При этом в постструктурализме говорящий должен отказаться от окончательных решений и всегда оставаться осторожным, осмотрительным и мобильным. Его дискурс должен двигаться одновременно на разных уровнях – и ни в коем случае не поддаваться однозначной классификации. К тому же, поскольку каждый дискурс так или иначе сам себя деконструирует, то есть с самого начала должен быть внутренне противоречивым, автор избавляется от страха противоречить самому себе. В сегодняшнем дискурсе внутреннее противоречие не только не считается недостатком – оно становится решающим преимуществом: внутренне противоречивая форма дискурса есть проявление высочайшей учтивости автора по отношению к читателю. Это уже не «авторитарный» или «тоталитарный» автор, постулирующий определенный тезис, который читателю может показаться непонятным, странным или даже возмутительным. Скорее автор делает читателю предложение, от которого тот не может отказаться. Нам как читателям остается только согласиться с дискурсом, который сам себе противоречит, – ведь мы отвергаем либо один тезис, либо другой, противоположный. Но если текст содержит в себе и тезис, и антитезис – вернее, деконструирует границу между ними, – то нам остается лишь порадоваться подобной услужливости с его стороны.
Тем самым философия текучего смысла достигает новой ступени экстаза – бесконечного экстаза рынка, заявляющего о себе как запретное именование целого. Так называемый антиавторитарный дискурс, призванный освободить поток языка от субъекта надзора, властного контроля и цензуры, на поверку оказывается актуальной рыночной и менеджерской стратегией. Океаническое чувство растворения в бесконечном, бессубъектном, необозримом море знаков принадлежит ныне к числу нормативных рыночных конвенций и прекрасно знакомо любому владельцу акций. Современный рынок мнений, на котором выступают теоретики со своими текстами, представляется не менее фрагментарным, плюралистичным, необозримым и текучим. Каждому, кто выступает на этом рынке как производитель или продавец, в качестве обязательного условия необходимо сегодня демонстрировать интеллектуальную независимость. Только таким путем инсценируются всё новые игры со знаковыми дифференциями, которые в состоянии поддерживать непрерывное течение языка. Ведь если кто-то хочет постоянно иметь собственное, особое мнение, он должен постоянно его менять и раз за разом деконструировать – иначе он рискует в ближайший момент оказаться в неприятном положении, будучи вынужден разделить это свое мнение с кем-то другим.
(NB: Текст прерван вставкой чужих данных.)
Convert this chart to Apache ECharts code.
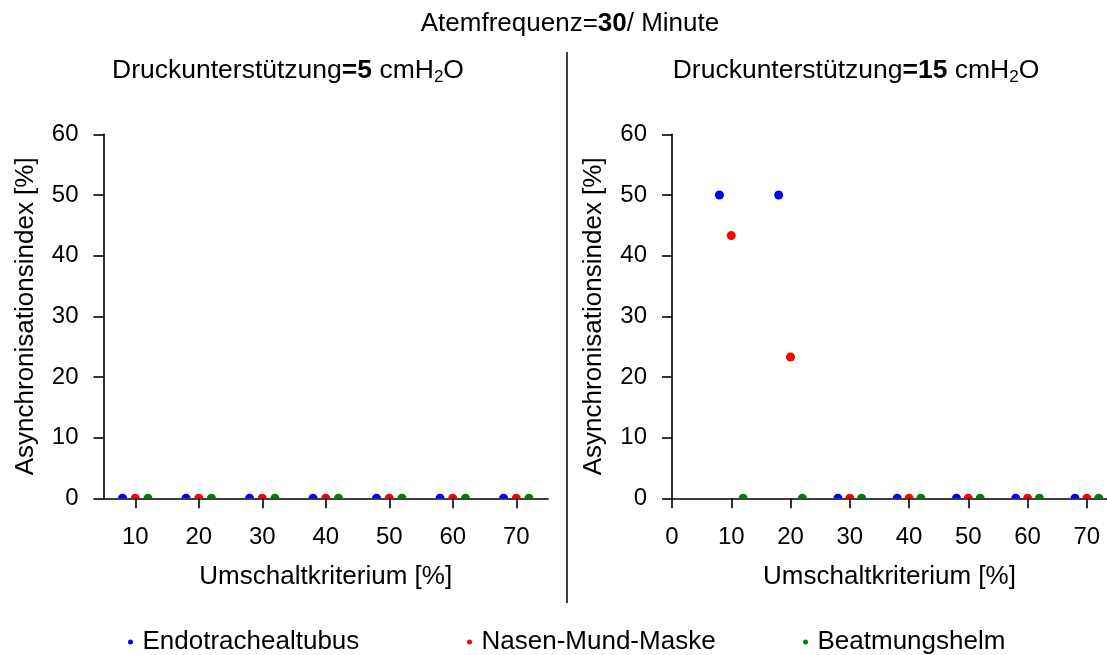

К тому же требование сформировать собственное, индивидуальное мнение изначально исключает возможность согласиться с текстом того или иного автора, ведь в противном случае может возникнуть впечатление, что читатель поддался чужому мнению: сегодня мы беремся за книгу с твердым намерением читать, ни в чем не соглашаясь с автором, что бы тот ни написал. Поэтому современный автор уже не может рассчитывать на то, чтобы убедить, научить, просветить публику своими текстами. Выказать такое намерение означало бы рассердить читателя, который, подобно суверенному буржуа, хочет иметь свое собственное мнение обо всём на свете и любое поучение со стороны автора – такого же человека, как и все остальные, – воспринимает как наглость и заведомо его отвергает. Ясно сформулированная идея может заинтересовать только ограниченное меньшинство, небольшой сектор клиентуры на рынке мнений – а именно тех людей, которые и прежде придерживались того же мнения, что и автор. Большинство же, напротив, чувствует себя оскорбленным этим мнением или, что еще хуже, просто остается равнодушным. Поэтому автор, поставивший перед собой цель убедить кого-то в правоте своих взглядов, с самого начала проиграл.
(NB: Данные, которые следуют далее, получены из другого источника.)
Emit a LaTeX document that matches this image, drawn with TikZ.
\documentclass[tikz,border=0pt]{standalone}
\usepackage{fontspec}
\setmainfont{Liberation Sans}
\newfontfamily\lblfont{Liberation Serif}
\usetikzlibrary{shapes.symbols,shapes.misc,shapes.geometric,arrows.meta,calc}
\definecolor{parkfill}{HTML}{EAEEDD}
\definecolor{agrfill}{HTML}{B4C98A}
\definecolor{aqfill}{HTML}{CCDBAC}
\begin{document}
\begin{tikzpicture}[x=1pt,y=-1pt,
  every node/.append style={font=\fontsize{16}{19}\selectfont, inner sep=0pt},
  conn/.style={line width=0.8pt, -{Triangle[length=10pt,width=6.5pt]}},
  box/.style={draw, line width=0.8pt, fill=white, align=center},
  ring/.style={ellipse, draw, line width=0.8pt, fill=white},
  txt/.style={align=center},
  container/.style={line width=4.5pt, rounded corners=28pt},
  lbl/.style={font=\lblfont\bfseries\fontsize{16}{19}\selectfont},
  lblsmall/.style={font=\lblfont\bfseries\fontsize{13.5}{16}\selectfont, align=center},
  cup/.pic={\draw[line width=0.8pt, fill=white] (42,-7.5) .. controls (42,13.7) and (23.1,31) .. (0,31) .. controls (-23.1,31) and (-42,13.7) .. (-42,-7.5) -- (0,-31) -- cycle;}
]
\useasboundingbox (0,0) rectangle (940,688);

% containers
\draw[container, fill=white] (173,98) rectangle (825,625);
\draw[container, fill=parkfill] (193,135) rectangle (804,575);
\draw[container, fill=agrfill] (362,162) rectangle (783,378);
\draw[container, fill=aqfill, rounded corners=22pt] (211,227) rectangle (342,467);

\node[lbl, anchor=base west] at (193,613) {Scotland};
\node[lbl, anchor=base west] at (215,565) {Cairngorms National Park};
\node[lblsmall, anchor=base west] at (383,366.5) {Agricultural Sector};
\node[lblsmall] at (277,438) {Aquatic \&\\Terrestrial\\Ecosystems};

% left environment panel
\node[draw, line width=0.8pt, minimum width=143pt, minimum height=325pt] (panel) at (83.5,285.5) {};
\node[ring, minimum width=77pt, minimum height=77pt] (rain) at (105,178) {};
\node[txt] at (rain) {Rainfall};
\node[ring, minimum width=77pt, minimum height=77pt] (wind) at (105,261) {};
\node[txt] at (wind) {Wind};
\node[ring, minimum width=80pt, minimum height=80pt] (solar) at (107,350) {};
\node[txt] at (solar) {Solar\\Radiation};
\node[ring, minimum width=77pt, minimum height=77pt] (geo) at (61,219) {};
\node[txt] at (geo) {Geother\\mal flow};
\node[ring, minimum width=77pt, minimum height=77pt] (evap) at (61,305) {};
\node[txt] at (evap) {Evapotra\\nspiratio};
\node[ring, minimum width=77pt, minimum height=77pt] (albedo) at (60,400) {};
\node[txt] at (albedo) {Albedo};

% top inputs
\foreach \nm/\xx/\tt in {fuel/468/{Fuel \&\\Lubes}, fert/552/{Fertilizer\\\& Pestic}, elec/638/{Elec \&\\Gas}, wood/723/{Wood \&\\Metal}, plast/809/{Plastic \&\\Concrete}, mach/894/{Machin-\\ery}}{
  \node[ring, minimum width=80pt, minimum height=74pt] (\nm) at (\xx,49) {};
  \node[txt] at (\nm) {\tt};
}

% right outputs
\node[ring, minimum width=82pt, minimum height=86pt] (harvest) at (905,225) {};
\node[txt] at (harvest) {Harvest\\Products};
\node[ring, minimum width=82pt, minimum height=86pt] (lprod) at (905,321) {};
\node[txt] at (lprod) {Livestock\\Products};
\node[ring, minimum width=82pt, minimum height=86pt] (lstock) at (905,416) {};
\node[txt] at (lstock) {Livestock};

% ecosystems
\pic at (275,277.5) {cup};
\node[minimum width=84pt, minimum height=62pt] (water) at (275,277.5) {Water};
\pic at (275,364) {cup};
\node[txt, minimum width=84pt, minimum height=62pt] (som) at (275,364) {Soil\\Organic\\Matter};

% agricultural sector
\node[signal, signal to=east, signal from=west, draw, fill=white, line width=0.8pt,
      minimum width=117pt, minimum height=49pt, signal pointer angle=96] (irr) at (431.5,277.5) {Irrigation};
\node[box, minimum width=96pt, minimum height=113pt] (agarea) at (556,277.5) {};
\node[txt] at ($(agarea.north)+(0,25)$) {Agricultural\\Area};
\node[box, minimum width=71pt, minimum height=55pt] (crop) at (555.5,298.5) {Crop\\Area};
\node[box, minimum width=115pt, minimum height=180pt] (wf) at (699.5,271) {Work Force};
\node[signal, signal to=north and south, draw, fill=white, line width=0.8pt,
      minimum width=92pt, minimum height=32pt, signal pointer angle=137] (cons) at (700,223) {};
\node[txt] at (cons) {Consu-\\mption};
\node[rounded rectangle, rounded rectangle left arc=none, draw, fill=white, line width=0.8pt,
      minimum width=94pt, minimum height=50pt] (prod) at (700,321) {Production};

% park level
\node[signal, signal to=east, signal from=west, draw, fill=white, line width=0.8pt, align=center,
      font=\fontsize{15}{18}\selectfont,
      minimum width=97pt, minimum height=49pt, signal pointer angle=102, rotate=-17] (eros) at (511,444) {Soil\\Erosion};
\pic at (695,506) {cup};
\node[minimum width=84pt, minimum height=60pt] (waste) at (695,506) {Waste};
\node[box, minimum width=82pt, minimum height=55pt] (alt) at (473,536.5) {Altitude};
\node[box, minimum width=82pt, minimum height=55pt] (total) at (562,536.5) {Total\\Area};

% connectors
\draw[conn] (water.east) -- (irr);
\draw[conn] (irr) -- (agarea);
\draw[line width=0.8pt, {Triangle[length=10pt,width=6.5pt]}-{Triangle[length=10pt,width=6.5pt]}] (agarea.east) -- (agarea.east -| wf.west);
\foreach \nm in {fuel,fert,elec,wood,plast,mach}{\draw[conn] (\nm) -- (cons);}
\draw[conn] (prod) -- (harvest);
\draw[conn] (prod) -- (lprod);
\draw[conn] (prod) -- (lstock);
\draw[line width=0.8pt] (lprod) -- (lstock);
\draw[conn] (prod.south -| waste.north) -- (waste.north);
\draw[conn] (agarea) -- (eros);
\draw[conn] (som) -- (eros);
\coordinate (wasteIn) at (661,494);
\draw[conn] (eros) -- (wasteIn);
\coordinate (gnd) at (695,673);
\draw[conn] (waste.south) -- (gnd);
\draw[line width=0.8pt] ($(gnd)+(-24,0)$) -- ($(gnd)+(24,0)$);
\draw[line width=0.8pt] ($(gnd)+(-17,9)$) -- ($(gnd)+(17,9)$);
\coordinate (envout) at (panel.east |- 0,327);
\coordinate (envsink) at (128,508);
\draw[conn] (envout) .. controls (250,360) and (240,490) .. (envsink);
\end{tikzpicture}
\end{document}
Валюта, которую платят сегодня автору, – уже не согласие, а отсутствие отпора со стороны читателей. Современный читатель принимает текст не потому, что он с ним согласен, а потому, что этот текст не наносит ему личной обиды. Философия текучего смысла нейтрализует любой возможный отпор, предоставляя достаточно пространства другому – иначе говоря, не вызывая у вероятных читателей ненужного раздражения. Сегодня лучшей рекомендацией автору служит невозможность его определить, классифицировать, разложить по полкам понятий – а еще лучше, его нежелание вообще быть понятым. Современный автор должен сохранять гибкость и уметь хорошо ориентироваться в плюралистичном, расщепленном обществе, в котором ограничивать себя чересчур узой клиентурой значило бы потерпеть финансовый крах. Только неопределенность, расплывчатость и способность оперировать одновременно на разных идеологических и эстетических уровнях дают автору шанс завоевать как можно более обширную публику поверх всех разделяющих оппозиций и/или посредством деконструкции этих оппозиций. Впрочем, бесконечная игра знаков с самого начала включает в себя игру с денежными знаками: там, где течет бесконечное желание, течет и капитал. Философия текучего смысла, по сути, всегда была дружелюбна по отношению к капиталу – подрыву подлежало скорее государство с его укорененными в традиции институтами[2 - Так, Жан-Франсуа Лиотар прославляет движение капитала, нарушающее табу и преодолевающее границы, которое невозможно отличить от движения желания. См.: Лиотар Ж.-Ф. Либидинальная экономика / пер. В. Лапицкого. М.; СПб.: Изд-во Института Гайдара, 2018. С. 163 и сл.].